Figure 3.2 Spiral parabola.

This result was first published in the Hydraulica of Marin Mersenne, which was part of his 1644 collection Cogitata Physico-Mathematica. Mersenne reported the discovery of the result: “when I was concerned with this result, a learned man proposed a certain straight line that he though equal to the first revolution of the spiral abcdefn, but the revolution of the spiral was greater than this proposed line, and our geometer showed that the spiral was equal to the parabola GT” (Mersenne 1644, 129). The “learned man” is Hobbes, and “our geometer” is Roberval. It is therefore clear that Hobbes was well acquainted with the method of motion in the 1640s through his contact with Roberval by way of Mersenne (Malcolm 2002).

The method of motion dominates the geometrical sections of De corpore and it is the source of the putative results with which Hobbes hoped to assert his claim to pre-eminence in geometry. The catalog of these mathematical contributions includes an analysis of parabolic arcs in the style of Galileo (chapter XVI), the quadrature of parabolic segments that builds on Cavalieri’s approach (chapter XVII), a supposed rectification of parabolic arcs (chapter XVIII) and a putative quadrature of the circle (chapter XX). Throughout these chapters Hobbes examines the motions by which geometric magnitudes are generated or transformed – comparing the uniform motion of a point in one direction with its accelerated motion orthogonal to that motion, or examining the “flexion” by which a curved arc can be straightened and compared to a given line (Dunlop 2016; Jesseph 2017).

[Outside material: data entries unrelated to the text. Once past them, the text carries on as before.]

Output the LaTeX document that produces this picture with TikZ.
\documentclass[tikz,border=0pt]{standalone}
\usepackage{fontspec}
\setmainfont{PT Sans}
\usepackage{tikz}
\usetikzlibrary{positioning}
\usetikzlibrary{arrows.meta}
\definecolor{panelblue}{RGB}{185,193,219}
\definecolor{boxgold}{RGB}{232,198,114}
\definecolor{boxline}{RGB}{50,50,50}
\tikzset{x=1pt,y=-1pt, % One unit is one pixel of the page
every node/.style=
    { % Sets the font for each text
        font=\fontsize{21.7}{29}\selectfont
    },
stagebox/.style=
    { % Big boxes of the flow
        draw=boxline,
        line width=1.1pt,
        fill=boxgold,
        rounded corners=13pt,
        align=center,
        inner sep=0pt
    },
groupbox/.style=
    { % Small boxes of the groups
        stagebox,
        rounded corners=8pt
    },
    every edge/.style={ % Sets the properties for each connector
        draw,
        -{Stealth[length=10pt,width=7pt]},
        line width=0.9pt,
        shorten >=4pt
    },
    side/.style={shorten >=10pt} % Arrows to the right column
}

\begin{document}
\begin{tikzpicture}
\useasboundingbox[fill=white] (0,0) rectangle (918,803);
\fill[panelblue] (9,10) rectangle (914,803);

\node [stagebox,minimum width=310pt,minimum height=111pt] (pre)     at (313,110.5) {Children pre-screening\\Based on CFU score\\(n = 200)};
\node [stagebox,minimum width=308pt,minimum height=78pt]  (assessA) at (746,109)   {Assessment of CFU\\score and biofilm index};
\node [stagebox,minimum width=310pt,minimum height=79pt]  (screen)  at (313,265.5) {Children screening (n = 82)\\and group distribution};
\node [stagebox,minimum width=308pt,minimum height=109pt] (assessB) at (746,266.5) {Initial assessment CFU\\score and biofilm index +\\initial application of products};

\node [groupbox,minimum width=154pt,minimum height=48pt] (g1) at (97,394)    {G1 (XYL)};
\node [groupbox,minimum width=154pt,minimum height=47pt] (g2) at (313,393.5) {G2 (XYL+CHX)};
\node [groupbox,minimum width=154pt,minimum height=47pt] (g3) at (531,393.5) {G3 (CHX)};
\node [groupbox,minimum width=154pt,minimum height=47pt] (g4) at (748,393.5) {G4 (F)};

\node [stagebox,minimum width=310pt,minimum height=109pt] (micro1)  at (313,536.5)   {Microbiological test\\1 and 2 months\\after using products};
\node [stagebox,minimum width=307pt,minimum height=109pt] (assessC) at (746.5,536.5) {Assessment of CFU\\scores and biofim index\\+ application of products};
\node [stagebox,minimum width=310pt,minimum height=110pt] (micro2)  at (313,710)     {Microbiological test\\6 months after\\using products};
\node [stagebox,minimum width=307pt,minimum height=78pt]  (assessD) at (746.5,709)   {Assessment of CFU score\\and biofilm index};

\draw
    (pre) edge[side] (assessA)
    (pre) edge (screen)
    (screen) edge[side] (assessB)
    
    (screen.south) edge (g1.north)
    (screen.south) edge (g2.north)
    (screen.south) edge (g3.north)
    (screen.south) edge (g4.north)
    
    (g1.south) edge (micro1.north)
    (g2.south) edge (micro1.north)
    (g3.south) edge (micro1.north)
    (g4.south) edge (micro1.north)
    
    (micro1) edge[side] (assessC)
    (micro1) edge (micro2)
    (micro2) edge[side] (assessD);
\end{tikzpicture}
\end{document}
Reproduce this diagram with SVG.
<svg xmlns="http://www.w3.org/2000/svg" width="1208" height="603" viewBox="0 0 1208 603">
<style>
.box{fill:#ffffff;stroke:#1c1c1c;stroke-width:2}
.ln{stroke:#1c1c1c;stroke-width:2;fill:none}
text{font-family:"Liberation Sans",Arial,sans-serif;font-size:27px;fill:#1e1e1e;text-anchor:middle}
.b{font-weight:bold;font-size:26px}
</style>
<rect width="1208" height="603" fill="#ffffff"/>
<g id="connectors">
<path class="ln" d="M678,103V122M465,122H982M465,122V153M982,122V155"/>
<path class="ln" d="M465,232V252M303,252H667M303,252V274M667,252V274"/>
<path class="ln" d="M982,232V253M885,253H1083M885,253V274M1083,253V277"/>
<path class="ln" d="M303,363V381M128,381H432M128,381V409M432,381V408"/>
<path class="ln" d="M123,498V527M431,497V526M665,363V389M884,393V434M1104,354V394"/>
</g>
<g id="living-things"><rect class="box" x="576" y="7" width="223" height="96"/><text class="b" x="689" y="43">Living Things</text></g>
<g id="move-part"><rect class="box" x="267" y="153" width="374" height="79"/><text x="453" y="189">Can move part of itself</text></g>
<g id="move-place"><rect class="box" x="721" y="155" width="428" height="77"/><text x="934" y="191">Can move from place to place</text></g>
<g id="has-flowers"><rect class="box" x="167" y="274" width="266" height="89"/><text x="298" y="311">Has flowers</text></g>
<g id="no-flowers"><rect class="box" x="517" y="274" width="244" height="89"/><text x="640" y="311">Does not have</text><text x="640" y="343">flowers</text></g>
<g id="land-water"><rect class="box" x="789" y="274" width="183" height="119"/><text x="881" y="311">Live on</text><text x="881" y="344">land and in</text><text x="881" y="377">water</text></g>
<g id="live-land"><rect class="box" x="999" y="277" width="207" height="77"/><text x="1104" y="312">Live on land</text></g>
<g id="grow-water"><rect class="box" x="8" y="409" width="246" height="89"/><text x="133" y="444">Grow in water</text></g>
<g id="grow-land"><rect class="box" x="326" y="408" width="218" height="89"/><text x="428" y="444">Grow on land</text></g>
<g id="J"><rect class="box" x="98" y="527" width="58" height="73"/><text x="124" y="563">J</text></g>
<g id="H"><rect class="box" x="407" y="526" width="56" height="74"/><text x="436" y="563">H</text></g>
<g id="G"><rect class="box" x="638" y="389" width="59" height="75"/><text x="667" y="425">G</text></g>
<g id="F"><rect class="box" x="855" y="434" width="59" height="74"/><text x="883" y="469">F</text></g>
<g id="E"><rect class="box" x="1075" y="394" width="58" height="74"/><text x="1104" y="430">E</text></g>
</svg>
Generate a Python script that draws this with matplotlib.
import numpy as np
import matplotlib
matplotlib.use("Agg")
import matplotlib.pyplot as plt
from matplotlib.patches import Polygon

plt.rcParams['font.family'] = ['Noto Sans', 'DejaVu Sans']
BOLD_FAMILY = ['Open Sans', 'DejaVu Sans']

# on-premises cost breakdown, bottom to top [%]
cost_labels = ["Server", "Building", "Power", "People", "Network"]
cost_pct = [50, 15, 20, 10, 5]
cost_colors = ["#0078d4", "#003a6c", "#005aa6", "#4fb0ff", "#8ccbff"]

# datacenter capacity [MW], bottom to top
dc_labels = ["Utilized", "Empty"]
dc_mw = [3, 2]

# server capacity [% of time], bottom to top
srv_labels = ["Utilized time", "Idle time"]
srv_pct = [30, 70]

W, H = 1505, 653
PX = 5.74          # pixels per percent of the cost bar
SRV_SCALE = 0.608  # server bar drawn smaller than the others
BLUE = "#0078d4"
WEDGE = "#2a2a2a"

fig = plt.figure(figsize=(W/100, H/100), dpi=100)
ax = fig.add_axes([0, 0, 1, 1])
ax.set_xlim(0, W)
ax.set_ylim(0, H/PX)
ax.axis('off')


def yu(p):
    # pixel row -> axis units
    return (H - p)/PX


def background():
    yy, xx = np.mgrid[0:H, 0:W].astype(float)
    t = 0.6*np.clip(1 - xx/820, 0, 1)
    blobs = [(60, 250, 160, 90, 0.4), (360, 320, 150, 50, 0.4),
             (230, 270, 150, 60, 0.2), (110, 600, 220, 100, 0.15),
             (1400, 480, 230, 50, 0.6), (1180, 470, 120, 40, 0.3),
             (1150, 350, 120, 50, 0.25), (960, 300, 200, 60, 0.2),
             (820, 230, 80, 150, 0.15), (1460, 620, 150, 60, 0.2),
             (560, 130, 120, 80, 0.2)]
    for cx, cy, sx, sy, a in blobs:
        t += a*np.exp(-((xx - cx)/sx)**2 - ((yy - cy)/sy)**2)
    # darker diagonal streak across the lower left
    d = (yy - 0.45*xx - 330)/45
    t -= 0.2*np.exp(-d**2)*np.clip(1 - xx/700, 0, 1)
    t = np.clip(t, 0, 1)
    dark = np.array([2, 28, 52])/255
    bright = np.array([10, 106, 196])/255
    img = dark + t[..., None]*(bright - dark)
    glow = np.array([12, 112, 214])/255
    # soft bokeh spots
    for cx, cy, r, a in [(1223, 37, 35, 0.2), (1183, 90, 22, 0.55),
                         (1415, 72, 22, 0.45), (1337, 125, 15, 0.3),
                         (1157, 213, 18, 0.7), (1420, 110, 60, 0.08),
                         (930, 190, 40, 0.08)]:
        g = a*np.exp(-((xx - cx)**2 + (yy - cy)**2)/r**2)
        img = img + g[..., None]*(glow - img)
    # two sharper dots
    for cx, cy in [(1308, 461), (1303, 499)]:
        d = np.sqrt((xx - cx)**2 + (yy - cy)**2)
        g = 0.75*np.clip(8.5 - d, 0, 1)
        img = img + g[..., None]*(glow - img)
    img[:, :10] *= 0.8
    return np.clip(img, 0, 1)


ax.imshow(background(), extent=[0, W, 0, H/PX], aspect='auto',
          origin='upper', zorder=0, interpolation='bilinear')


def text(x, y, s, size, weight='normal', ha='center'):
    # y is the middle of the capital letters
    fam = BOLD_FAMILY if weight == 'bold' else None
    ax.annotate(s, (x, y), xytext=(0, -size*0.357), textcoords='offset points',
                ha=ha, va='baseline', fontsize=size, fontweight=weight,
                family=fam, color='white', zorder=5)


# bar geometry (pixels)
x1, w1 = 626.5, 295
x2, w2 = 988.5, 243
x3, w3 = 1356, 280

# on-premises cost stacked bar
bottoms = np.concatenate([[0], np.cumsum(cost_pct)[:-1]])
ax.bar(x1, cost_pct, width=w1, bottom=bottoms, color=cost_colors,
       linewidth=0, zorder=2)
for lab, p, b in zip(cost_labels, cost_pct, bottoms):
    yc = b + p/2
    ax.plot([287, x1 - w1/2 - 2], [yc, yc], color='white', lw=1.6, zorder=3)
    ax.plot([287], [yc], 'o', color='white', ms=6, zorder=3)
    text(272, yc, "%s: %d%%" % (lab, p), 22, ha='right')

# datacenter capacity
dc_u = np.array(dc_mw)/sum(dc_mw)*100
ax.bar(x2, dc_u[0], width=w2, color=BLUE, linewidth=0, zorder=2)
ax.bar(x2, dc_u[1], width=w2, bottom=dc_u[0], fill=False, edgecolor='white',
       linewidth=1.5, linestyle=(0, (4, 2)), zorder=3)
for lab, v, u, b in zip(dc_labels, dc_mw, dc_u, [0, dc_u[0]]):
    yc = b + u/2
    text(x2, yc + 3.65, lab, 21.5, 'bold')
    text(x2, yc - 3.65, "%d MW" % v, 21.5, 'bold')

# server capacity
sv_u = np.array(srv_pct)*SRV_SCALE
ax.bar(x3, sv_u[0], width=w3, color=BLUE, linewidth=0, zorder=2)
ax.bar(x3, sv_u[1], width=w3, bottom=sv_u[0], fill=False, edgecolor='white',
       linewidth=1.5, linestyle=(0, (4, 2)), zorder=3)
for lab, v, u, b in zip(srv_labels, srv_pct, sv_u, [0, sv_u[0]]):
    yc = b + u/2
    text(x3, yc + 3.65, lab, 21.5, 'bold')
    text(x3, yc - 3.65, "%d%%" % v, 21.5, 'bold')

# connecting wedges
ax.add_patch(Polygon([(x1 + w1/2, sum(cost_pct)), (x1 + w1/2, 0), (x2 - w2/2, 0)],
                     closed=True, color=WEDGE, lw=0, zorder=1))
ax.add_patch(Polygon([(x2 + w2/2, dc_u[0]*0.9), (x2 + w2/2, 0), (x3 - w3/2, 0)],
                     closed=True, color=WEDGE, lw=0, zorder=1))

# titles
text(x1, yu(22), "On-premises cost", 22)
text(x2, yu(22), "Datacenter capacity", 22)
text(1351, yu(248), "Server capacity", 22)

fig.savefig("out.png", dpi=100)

Hobbes portrays his method of motion as a technique of analysis that went beyond what could be attained with the method of indivisibles in the style of Cavalieri or the algebraic procedures of Viète and Descartes. In De corpore XX.6, he appends an interesting account of three styles of analysis to the circle quadrature, contrasting their fitness for determining the equality or inequality of two geometrical quantities. The first method is analysis by motion, because “if to a certain quantity given, it be required to construct another quantity equal, there may be some that will enquire whether this may not be done by means of some motion” (EW I.312). This is Hobbes’s preferred style of analysis, which holds out the prospect of solving any geometric problem because it proceeds by analyzing the causes that produce magnitudes. A second method of analysis arises when “equality and inequality are found out often by the division of the two quantities into parts which are considered as undivisible; as Cavallerius Bonaventura has done in our time” (EW I.313). This is analysis by indivisibles, which Hobbes clearly took to be an acceptable approach, although inferior to the method of motion. The final sort of analysis involves “the consideration of the Powers of lines, or the roots of those Powers, and by the multiplication, division, addition, and subtraction, as also by the extraction of the roots of those Powers” (EW I.313). This is the style of analysis pursued by Viète and other proponents of algebraic techniques. Hobbes held that this style of analysis “though it be esteemed by some Geometricians (not the chiefest) to be the best way of solving all Problemes, yet it is a thing of no great extent” (EW I.314). Hobbes takes the method to be limited because the algebraic manipulation of squares, cubes, roots, and other powers is confined to the consideration of rectangular areas and rectangular solids. From this, he concluded that “in the quantities of angles, and of the arches of Circles, there is no use at all for the Analyticks which proceed by Powers” (EW I.315). Consequently, the analysis by powers can offer no insight into such problems as angular section, arc length determination, or the quadrature of curved surfaces.